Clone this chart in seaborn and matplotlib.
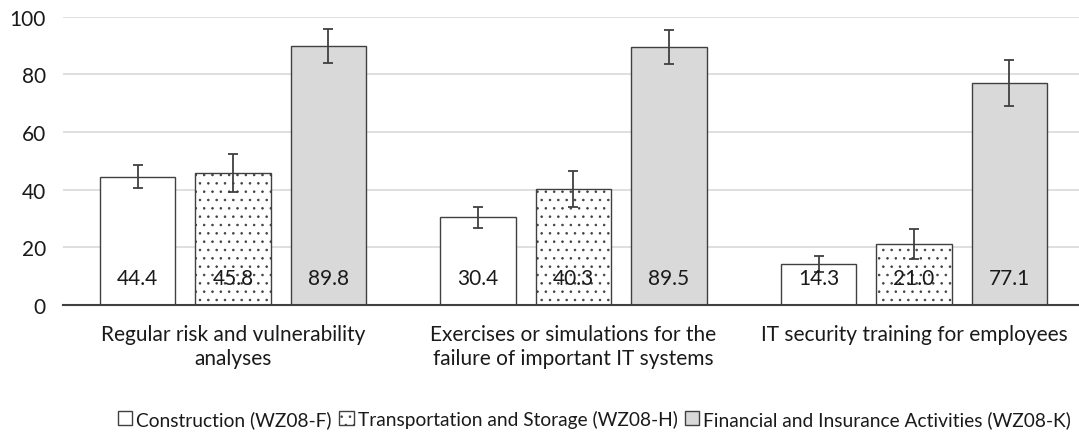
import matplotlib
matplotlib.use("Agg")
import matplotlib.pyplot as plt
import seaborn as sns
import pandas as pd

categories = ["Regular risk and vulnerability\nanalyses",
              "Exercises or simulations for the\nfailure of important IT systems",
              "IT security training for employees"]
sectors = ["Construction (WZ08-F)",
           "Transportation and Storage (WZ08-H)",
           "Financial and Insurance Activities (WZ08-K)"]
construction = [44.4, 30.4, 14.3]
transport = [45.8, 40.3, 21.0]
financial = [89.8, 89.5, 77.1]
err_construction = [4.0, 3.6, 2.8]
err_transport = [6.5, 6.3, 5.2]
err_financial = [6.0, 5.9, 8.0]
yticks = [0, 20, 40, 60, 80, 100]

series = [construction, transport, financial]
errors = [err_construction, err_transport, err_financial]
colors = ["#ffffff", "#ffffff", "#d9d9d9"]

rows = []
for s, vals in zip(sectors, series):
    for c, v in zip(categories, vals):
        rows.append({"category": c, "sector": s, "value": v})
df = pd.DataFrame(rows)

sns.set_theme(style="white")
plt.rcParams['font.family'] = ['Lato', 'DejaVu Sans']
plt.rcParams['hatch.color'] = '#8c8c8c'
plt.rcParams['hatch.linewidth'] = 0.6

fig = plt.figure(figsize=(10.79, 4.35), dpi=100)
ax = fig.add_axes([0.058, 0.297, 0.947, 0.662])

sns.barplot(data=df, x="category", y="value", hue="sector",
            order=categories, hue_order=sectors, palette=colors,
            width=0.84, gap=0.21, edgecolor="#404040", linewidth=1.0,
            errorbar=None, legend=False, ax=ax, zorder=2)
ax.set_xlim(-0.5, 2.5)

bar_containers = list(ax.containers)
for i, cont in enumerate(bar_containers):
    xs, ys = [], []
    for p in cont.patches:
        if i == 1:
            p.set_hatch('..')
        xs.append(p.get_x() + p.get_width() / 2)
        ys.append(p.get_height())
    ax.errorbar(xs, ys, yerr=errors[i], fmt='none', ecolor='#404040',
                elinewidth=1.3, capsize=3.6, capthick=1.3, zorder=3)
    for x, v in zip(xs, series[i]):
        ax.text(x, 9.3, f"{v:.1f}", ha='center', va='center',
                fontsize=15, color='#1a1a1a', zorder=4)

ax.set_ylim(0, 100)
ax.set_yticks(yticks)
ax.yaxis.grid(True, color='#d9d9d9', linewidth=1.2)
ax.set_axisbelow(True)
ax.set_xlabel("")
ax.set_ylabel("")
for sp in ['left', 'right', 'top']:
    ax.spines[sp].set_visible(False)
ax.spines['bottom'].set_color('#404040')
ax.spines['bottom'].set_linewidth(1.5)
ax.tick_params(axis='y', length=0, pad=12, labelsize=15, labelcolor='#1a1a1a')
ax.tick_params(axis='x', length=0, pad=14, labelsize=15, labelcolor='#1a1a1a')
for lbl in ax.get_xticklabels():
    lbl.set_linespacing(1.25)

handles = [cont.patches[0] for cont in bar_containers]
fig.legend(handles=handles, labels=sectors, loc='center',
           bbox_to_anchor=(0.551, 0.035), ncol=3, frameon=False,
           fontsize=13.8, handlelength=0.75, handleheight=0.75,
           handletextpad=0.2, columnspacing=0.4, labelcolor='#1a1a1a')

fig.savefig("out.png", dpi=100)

----

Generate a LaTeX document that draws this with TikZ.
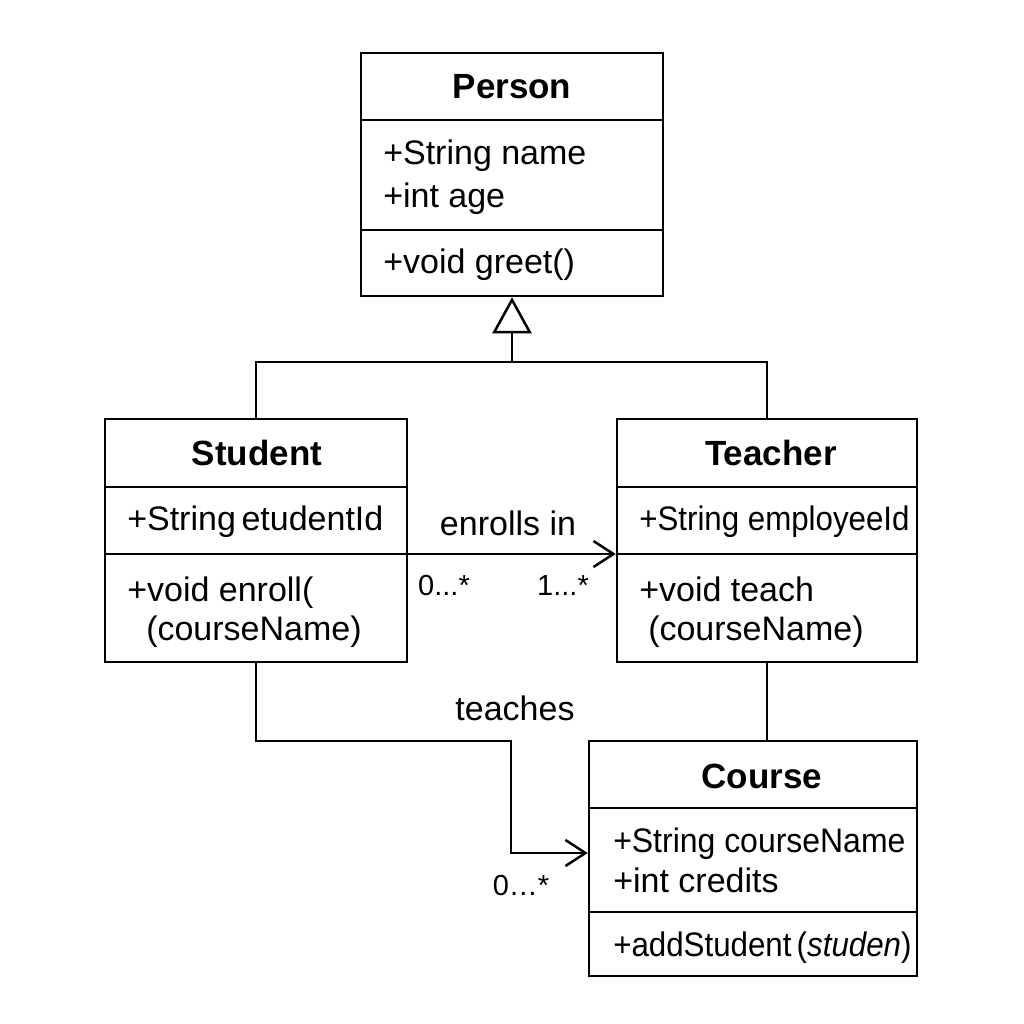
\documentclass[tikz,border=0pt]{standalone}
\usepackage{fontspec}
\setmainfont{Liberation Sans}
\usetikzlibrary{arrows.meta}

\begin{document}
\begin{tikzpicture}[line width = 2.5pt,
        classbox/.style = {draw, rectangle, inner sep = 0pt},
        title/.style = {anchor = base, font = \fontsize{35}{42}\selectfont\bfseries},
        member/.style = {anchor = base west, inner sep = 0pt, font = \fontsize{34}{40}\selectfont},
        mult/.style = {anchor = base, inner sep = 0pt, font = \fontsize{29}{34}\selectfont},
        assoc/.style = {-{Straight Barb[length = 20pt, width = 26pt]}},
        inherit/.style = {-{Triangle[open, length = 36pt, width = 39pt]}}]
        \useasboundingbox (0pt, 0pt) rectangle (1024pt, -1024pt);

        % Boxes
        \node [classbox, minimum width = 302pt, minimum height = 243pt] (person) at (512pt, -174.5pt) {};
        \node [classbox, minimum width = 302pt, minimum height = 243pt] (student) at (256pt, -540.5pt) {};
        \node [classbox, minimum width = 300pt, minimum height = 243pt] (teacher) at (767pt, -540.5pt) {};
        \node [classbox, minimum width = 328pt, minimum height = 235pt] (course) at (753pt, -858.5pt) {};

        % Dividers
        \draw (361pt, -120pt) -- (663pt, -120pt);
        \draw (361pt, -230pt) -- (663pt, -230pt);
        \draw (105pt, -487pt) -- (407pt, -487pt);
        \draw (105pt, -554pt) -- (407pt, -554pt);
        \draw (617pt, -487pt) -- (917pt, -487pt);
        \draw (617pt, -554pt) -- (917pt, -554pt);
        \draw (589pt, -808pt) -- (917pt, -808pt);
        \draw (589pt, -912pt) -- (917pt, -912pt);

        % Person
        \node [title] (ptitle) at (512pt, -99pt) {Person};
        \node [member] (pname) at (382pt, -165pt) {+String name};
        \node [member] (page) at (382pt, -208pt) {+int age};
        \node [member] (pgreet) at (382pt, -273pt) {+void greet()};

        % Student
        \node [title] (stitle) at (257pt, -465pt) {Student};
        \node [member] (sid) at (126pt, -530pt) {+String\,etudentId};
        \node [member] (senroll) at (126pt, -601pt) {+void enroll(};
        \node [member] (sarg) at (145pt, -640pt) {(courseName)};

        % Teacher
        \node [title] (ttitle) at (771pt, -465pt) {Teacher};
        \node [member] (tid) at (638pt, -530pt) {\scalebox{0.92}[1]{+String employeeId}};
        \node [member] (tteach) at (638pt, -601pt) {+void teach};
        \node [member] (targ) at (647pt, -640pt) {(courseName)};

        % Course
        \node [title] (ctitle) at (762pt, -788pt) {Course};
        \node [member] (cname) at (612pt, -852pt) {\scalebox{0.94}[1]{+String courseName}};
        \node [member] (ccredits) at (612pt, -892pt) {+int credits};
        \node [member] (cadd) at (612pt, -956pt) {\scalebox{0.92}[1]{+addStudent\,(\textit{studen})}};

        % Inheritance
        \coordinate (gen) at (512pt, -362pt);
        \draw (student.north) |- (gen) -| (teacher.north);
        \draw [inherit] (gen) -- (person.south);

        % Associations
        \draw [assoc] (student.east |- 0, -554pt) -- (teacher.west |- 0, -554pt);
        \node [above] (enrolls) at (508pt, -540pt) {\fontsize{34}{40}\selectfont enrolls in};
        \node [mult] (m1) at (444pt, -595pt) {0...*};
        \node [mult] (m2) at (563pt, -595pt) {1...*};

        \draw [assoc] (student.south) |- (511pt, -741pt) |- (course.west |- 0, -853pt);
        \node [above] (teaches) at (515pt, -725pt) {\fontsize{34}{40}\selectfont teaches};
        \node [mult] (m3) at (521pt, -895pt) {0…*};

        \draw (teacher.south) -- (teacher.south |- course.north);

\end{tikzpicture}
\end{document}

----

## [INSTRUCTIONS TO FOLLOW]
Give back only the lines from the one holding "Clone this chart in seaborn and matplotlib." through the one holding "yticks = [0, 20, 40, 60, 80, 100]", both kept, exactly as written. Omit the images.

## [FINAL RESULT]
Clone this chart in seaborn and matplotlib.
import matplotlib
matplotlib.use("Agg")
import matplotlib.pyplot as plt
import seaborn as sns
import pandas as pd

categories = ["Regular risk and vulnerability\nanalyses",
              "Exercises or simulations for the\nfailure of important IT systems",
              "IT security training for employees"]
sectors = ["Construction (WZ08-F)",
           "Transportation and Storage (WZ08-H)",
           "Financial and Insurance Activities (WZ08-K)"]
construction = [44.4, 30.4, 14.3]
transport = [45.8, 40.3, 21.0]
financial = [89.8, 89.5, 77.1]
err_construction = [4.0, 3.6, 2.8]
err_transport = [6.5, 6.3, 5.2]
err_financial = [6.0, 5.9, 8.0]
yticks = [0, 20, 40, 60, 80, 100]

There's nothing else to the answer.